Wholenote Magazine, the Toronto classical and post-classical concert listing publication, observes -- 'Mozetich has developed a style that may best be described as "lush".'
Mozetich's chamber works are immediately approachable, highly idiosyncratic and singularly captivating and these four show clear contrasts, one with another; in particular I found Hymn of Ascension stood out for its power and cogency.
However it emerges as markedly different from music for communal worship -- works such as the hymn for Ascension Sunday, Of Faith That May Inspire, with words by Marilyn E Thornton and music of the Old Hundredth.
This strikingly effective work begins with a rising chorus for upper strings and harmonium. Observe the gripping effect Mozetich achieves by sticking to the plateau (3'25"-4'00") before his cello entry.
Listen -- Hymn of Ascension
(track 5, 3:20-4:23) © 2009 Centrediscs
Similarly, before moving forward Penderecki String Quartet cellist Simon Fryer dwells on a solitary, sombre note (4'02"-4'23") leading onto a haunting violin entry (5'33") and ensuing dialogue. From 7'21" the mood and texture become more urgent. At 10'13" the early mood and pace are re-established though now a degree of restrained optimism is evident.
The 'hymn' is most surely a masterpiece and deserving of a more prominent place in the chamber repertory.
Initially the unexpected melodic quotient in Scales of Joy and Sorrow suggests Saint-Saëns on a gloomy autumn day in Paris. At the same time Mozetich's scalic development is surprisingly effective.
The second movement, Arabesque, conjures hints of a Romantic order though the impelling concluding movement (marked, in common with the first movement, 'slow and expressive') sets off at a fair old lick until the work's opening theme returns (3'31") leading the 'Scales' to their final exit.
Listen -- Slow and Expressive (Scales of Joy and Sorrow III)
(track 8, 2:34-4:33) © 2009 Centrediscs
Here, beyond question is a work of notable ingenuity and expressive beauty.
How far Mozetich appears to have come since Centrediscs' opening work, Angels in Flight, the sole example of his output in the 1980s, and marred, unfortunately, by a tendency to meander.
The scoring is for string quartet, flute, clarinet and harp. According to the CD notes we're intended to envisage a triptych -- for Mozetich was inspired to write the work after studying an Annunciation scene by Italian Renaissance artist Fra Filippo Lippi (1406-1469).
As with the chamber music programme as a whole, Angels in Flight is wholly tonal and perhaps most successful in its second movement, Song to the Eternal. For me this came as a relief after complex, overripe textures throughout the first movement.
Listen -- Song to the Eternal (Angels in Flight)
(track 2, 1:20-2:38) © 2009 Centrediscs
Whether Angels ...' prevailing oscillations are meant to represent wings in motion is not clear but I found the constant pulsations more than a little bothersome.
Which leaves me with the thirteen-minute title track, Lament in the Trampled Garden from the early 1990s.

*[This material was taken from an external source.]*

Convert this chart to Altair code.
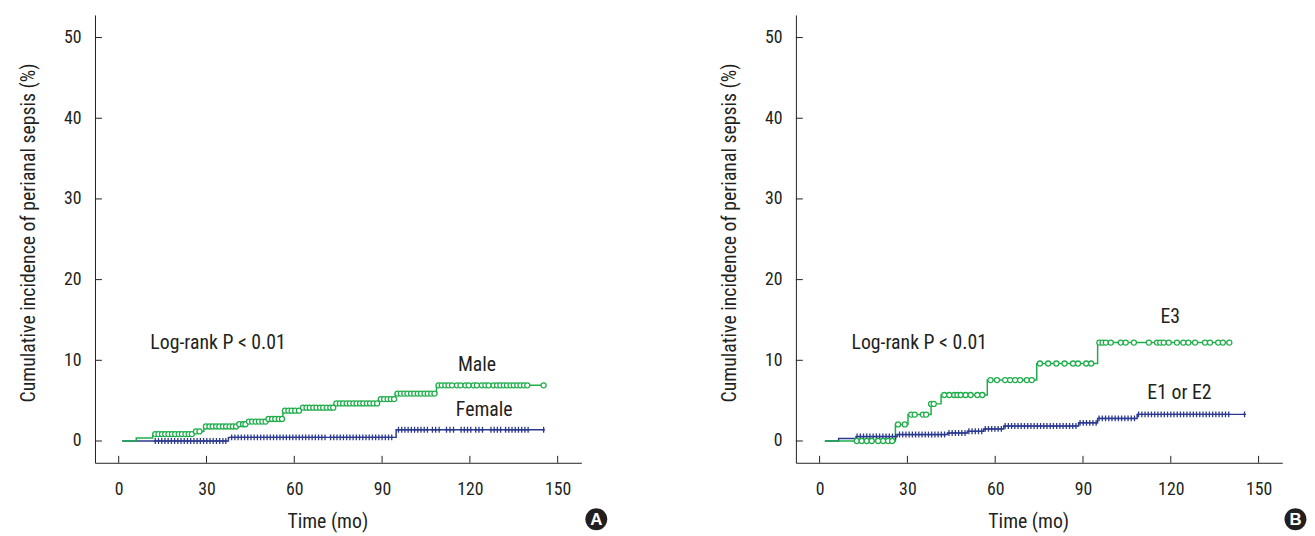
import altair as alt
import pandas as pd
import numpy as np

FONT = "Roboto Condensed, Liberation Sans Narrow, Arial Narrow, Roboto, sans-serif"
GREEN = "#1fae4b"
BLUE = "#2b3990"
INK = "#231f20"

x_ticks = [0, 30, 60, 90, 120, 150]
y_ticks = [0, 10, 20, 30, 40, 50]
x_title = "Time (mo)"
y_title = "Cumulative incidence of perianal sepsis (%)"

# ---------------- Panel A ----------------
male_step_t = [1.2, 6.0, 11.6, 25.7, 29.1, 40.4, 43.8, 50.5, 56.1, 62.3, 73.6, 88.8, 94.5, 108.6, 145.2]
male_step_v = [0, 0.37, 0.86, 1.19, 1.8, 2.08, 2.41, 2.73, 3.76, 4.13, 4.66, 5.19, 5.88, 6.9, 6.9]
male_cens_t = [12.5, 13.6, 14.8, 15.9, 17.0, 18.2, 19.3, 20.5, 21.6, 22.8, 23.9, 25.0, 26.4, 27.6,
               29.8, 31.0, 32.1, 33.3, 34.4, 35.6, 36.7, 37.9, 39.0, 40.1,
               41.2, 42.5, 43.3,
               44.5, 45.6, 46.8, 47.9, 49.1, 50.2,
               51.2, 52.4, 53.5, 54.7, 55.8,
               56.8, 58.0, 59.1, 60.3, 61.6,
               63.0, 64.2, 65.3, 66.5, 67.6, 68.8, 69.9, 71.1, 72.3, 73.3,
               74.4, 75.6, 76.7, 77.9, 79.0, 80.2, 81.3, 82.5, 83.6, 84.8, 85.9, 87.1, 88.3,
               89.6, 90.7, 91.9, 93.0, 94.1,
               95.3, 96.4, 97.6, 98.7, 99.9, 101.0, 102.2, 103.3, 104.5, 105.6, 106.8, 107.9,
               109.3, 110.4, 111.6, 112.7, 113.9, 115.6, 116.8, 118.5, 119.6, 121.3, 122.4, 124.1,
               125.3, 126.4, 128.1, 129.3, 130.4, 131.6, 132.7, 133.9, 135.0, 136.2, 137.3, 138.5,
               139.6, 145.2]

female_step_t = [1.2, 37.5, 94.8, 145.2]
female_step_v = [0, 0.45, 1.39, 1.39]
female_cens_t = [12.5, 13.6, 14.7, 15.8, 16.9, 18.0, 19.1, 20.2, 21.3, 22.4, 23.5, 24.6, 25.7, 26.8,
                 27.9, 29.0, 30.1, 31.2, 32.3, 33.4, 34.5, 35.6, 36.6,
                 38.6, 39.7, 40.8, 41.9, 43.0, 44.1, 45.2, 46.3, 47.4, 48.5, 49.6, 50.7, 51.8, 52.9,
                 54.0, 55.1, 56.2, 57.3, 58.4, 59.5, 60.6, 61.7, 62.8, 63.9, 65.0, 66.1, 67.2, 68.3,
                 69.4, 70.5, 72.4, 73.5, 74.6, 75.7, 76.8, 77.9, 79.0, 80.1, 81.2, 82.3, 83.4, 84.5,
                 85.6, 86.7, 87.8, 88.9, 90.0, 91.1, 92.2, 93.3,
                 95.6, 96.7, 97.8, 98.9, 100.0, 101.1, 102.2, 103.3, 104.4, 105.5,
                 107.2, 108.3, 109.5, 112.0, 113.2, 114.4, 117.0, 118.1, 119.2, 120.3,
                 122.0, 123.1, 124.3, 127.2, 128.3, 129.4, 130.5,
                 132.2, 133.3, 134.4, 135.5, 136.6, 137.7, 138.8, 139.9, 145.2]

# ---------------- Panel B ----------------
e3_step_t = [1.8, 25.9, 30.2, 38.1, 41.5, 57.3, 74.2, 95.0, 140.0]
e3_step_v = [0, 2.05, 3.27, 4.6, 5.7, 7.55, 9.6, 12.2, 12.2]
e3_cens_t = [12.7, 14.4, 16.1, 17.8, 20.0, 21.7, 23.4, 24.8,
             26.8, 29.1,
             31.3, 32.5, 35.3, 36.4,
             38.1, 39.0,
             42.6, 44.3, 46.0, 47.1, 48.2, 49.9, 51.6, 53.9, 55.6,
             58.4, 60.6, 63.4, 65.1, 66.8, 68.5, 70.8, 72.5,
             75.3, 78.1, 80.9, 83.7, 86.6, 88.3, 91.1, 92.8,
             95.6, 96.7, 97.8, 99.5, 102.9, 104.6, 107.4, 112.5, 115.3, 116.4, 117.6, 119.3,
             122.1, 124.3, 126.0, 128.3, 131.7, 133.4, 136.2, 137.8, 140.0]

e12_step_t = [1.8, 6.5, 12.5, 26.5, 43.7, 50.5, 56.1, 62.9, 88.5, 95.0, 108.5, 145.2]
e12_step_v = [0, 0.3, 0.55, 0.8, 1.0, 1.2, 1.5, 1.85, 2.25, 2.8, 3.3, 3.3]
e12_cens_t = [12.8, 13.9, 15.0, 16.1, 17.2, 18.3, 19.4, 20.5, 21.6, 22.7, 23.8, 24.9, 26.0, 27.3,
              28.4, 29.5, 30.6, 31.7, 32.8, 33.9, 35.0, 36.1, 37.2, 38.3, 39.4, 40.5, 41.6, 42.7,
              44.2, 45.3, 46.4, 47.5, 48.6, 49.7, 51.0, 52.1, 53.2, 54.3, 55.4, 56.6, 57.7, 58.8,
              59.9, 61.0, 62.1, 63.4, 64.5, 65.6, 66.7, 67.8, 68.9, 70.0, 71.1, 72.2, 73.3, 74.4,
              75.5, 76.6, 77.7, 78.8, 79.9, 81.0, 82.1, 83.2, 84.3, 85.4, 86.5, 87.6, 89.0, 90.1,
              91.2, 92.3, 93.4, 94.5, 95.5, 96.6, 97.7, 98.8, 99.9, 101.0, 102.1, 103.2, 104.3,
              105.4, 106.5, 107.6, 109.0, 110.1, 111.2, 112.3, 113.4, 114.5, 115.6, 116.7, 117.8,
              118.9, 120.0, 121.1, 122.2, 123.3, 124.4, 125.5, 126.6, 127.7, 128.8, 129.9, 131.0,
              132.1, 133.2, 134.3, 135.4, 136.5, 137.6, 138.7, 139.8, 145.2]

# annotations (data units)
notes_A = [("Log-rank P < 0.01", 10.8, 12.1, "left"), ("Male", 115.9, 9.4, "left"), ("Female", 115.2, 3.8, "left")]
notes_B = [("Log-rank P < 0.01", 10.9, 12.1, "left"), ("E3", 119.8, 15.3, "center"), ("E1 or E2", 112.0, 6.0, "left")]

W, H = 492, 453
XD = [-8.1, 158.1]
YD = [-2.7, 52.8]


def step_df(ts, vs):
    return pd.DataFrame({"t": ts, "v": vs})


def cens_df(step_t, step_v, cens_t):
    st = np.asarray(step_t)
    sv = np.asarray(step_v)
    idx = np.searchsorted(st, np.asarray(cens_t), side="right") - 1
    return pd.DataFrame({"t": cens_t, "v": sv[idx]})


def X(field="t"):
    return alt.X(field, type="quantitative",
                 scale=alt.Scale(domain=XD, nice=False, zero=False),
                 axis=alt.Axis(values=x_ticks, title=x_title, ticks=False, labelPadding=18,
                               titlePadding=13, titleX=235, domainColor=INK, grid=False))


def Y(field="v"):
    return alt.Y(field, type="quantitative",
                 scale=alt.Scale(domain=YD, nice=False, zero=False),
                 axis=alt.Axis(values=y_ticks, title=y_title, ticks=False, labelPadding=14,
                               titlePadding=25, titleY=220, domainColor=INK, grid=False))


def panel(green_step, green_cens, blue_step, blue_cens, notes, badge, badge_t_pos):
    ticks_x = alt.Chart(pd.DataFrame({"t": x_ticks})).mark_rule(color=INK, strokeWidth=1).encode(
        x=X(), y=alt.value(H), y2=alt.value(H - 7))
    ticks_y = alt.Chart(pd.DataFrame({"v": y_ticks})).mark_rule(color=INK, strokeWidth=1).encode(
        y=Y(), x=alt.value(0), x2=alt.value(7))
    blue_line = alt.Chart(blue_step).mark_line(interpolate="step-after", color=BLUE, strokeWidth=1.5).encode(
        x=X(), y=Y())
    blue_pts = alt.Chart(blue_cens).mark_point(shape="M0,-1L0,1M-0.5,0L0.5,0", filled=False, stroke=BLUE,
                                              strokeWidth=1.3, size=36, opacity=1).encode(x=X(), y=Y())
    green_line = alt.Chart(green_step).mark_line(interpolate="step-after", color=GREEN, strokeWidth=1.5).encode(
        x=X(), y=Y())
    green_pts = alt.Chart(green_cens).mark_point(shape="circle", filled=True, fill="white", stroke=GREEN,
                                                strokeWidth=1.3, size=26, opacity=1).encode(x=X(), y=Y())
    ndf = pd.DataFrame(notes, columns=["label", "t", "v", "al"])
    left_txt = alt.Chart(ndf[ndf.al == "left"]).mark_text(align="left", baseline="middle", font=FONT,
                                                           fontSize=20, color=INK).encode(
        x=X(), y=Y(), text="label")
    ctr_txt = alt.Chart(ndf[ndf.al == "center"]).mark_text(align="center", baseline="middle", font=FONT,
                                                           fontSize=20, color=INK).encode(
        x=X(), y=Y(), text="label")
    bdf = pd.DataFrame({"label": [badge], "t": [badge_t_pos], "v": [-9.7]})
    badge_c = alt.Chart(bdf).mark_point(shape="circle", filled=True, color=INK, size=490, opacity=1).encode(
        x=X(), y=Y())
    badge_t = alt.Chart(bdf).mark_text(align="center", baseline="middle", font="Liberation Sans",
                                       fontWeight="bold", fontSize=17, color="white", dy=1).encode(
        x=X(), y=Y(), text="label")
    return alt.layer(blue_line, green_line, blue_pts, green_pts, ticks_x, ticks_y,
                     left_txt, ctr_txt, badge_c, badge_t).properties(width=W, height=H)


pA = panel(step_df(male_step_t, male_step_v), cens_df(male_step_t, male_step_v, male_cens_t),
           step_df(female_step_t, female_step_v), cens_df(female_step_t, female_step_v, female_cens_t),
           notes_A, "A", 163.2)
pB = panel(step_df(e3_step_t, e3_step_v), cens_df(e3_step_t, e3_step_v, e3_cens_t),
           step_df(e12_step_t, e12_step_v), cens_df(e12_step_t, e12_step_v, e12_cens_t),
           notes_B, "B", 162.6)

chart = alt.hconcat(pA, pB, spacing=113).properties(
    padding={"left": 11, "top": 4, "right": 0, "bottom": 0}
).configure_view(stroke=None).configure_axis(
    labelFont=FONT, labelFontSize=18, labelColor=INK,
    titleFont=FONT, titleFontSize=20, titleFontWeight="normal", titleColor=INK,
    domainWidth=1
)

chart.save("out.html", embed_options={"renderer": "svg", "actions": False})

This is a straightforward one-movement work commissioned by Canadian Broadcasting Corporation for the 1992 Banff International String Quartet Competition.
It proves a substantial piece, keeping each of the four players 'on their toes'. At the start, the cello introduces a lament over an arpeggiated backing. Later there are a range of pizzicato effects after which Mozetich sneakily breaks into near jazz idiom.
Listen -- Lament in the Trampled Garden
(track 4, 7:41-9:18) © 2009 Centrediscs
I imagine the Banff contestants of seventeen years ago would have enjoyed themselves immensely with this inspirational test piece.